### SUPPLIED RECORDS
++++++++

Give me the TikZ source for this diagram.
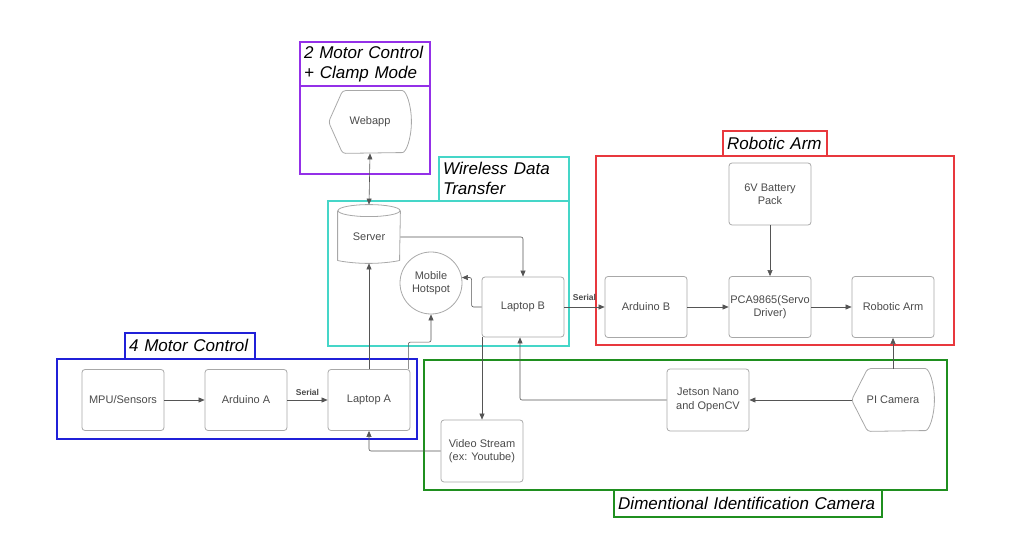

++++++++

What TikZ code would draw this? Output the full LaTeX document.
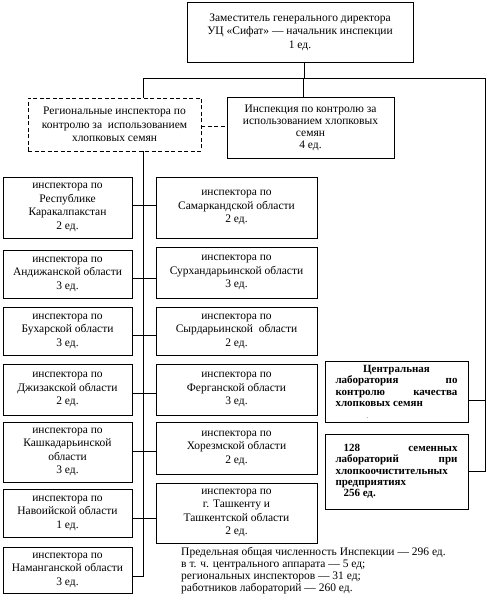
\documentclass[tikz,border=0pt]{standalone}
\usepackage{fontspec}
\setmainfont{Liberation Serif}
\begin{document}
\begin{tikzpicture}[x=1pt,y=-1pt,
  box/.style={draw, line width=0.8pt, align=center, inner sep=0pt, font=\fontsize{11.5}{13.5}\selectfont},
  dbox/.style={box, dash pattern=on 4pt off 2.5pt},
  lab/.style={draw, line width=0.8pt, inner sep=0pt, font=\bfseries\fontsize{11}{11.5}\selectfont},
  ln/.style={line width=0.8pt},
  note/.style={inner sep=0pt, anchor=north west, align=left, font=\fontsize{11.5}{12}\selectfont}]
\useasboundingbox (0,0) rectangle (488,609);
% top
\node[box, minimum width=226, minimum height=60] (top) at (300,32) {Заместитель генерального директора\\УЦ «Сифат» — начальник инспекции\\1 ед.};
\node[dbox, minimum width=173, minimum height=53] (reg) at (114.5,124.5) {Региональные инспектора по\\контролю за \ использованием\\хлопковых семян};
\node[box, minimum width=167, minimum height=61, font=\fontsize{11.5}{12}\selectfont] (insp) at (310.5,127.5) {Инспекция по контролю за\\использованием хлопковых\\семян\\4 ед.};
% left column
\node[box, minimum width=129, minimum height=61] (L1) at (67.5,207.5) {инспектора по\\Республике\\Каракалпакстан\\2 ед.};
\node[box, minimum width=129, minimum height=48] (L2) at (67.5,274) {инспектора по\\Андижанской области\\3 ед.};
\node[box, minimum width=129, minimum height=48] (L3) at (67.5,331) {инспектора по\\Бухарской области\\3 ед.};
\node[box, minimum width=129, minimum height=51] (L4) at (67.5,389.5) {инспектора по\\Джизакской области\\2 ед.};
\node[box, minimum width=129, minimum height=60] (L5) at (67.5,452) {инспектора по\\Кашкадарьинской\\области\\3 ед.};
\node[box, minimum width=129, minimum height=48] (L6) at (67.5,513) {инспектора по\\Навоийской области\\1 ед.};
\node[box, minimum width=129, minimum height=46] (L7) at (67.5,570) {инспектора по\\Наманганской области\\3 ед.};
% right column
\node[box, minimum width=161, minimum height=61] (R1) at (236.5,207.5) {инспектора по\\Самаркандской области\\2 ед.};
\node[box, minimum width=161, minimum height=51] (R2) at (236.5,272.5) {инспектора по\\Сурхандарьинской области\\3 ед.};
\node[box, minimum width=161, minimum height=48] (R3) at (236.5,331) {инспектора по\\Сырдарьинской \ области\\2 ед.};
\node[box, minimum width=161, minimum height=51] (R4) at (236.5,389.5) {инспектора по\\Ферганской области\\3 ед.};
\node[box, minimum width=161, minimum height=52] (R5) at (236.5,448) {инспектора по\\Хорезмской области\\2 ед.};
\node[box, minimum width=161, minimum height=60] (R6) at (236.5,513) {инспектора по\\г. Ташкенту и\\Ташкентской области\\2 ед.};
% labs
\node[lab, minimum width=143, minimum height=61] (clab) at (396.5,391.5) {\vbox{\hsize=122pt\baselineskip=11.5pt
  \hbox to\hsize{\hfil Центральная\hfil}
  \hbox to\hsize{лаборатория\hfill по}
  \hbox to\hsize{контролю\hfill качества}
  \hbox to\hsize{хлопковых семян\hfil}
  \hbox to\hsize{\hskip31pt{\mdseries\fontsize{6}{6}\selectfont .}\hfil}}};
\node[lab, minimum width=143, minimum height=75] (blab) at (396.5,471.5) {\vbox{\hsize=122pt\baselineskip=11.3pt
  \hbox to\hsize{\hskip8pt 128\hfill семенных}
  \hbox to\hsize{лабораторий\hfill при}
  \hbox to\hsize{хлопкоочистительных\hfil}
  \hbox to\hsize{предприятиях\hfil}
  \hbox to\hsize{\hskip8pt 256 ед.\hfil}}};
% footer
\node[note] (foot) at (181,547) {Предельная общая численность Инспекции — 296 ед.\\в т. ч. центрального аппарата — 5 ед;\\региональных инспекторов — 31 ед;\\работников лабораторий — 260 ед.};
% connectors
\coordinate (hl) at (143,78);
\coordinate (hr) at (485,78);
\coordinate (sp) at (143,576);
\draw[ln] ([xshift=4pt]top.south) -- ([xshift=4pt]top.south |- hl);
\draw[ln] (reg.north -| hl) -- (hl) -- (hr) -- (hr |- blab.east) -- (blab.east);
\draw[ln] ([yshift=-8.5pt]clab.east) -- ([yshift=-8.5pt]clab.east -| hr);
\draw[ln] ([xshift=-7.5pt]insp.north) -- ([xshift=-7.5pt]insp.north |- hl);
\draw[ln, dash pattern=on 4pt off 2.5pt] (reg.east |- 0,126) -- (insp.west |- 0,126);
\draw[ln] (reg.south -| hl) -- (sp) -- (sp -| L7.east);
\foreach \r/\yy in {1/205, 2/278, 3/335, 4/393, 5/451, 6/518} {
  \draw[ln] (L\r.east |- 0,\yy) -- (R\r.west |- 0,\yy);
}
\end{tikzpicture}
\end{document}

++++++++

### PROBLEM STATEMENT
From the entries, report each line that includes the word "this".

### REPLY
Give me the TikZ source for this diagram.
What TikZ code would draw this? Output the full LaTeX document.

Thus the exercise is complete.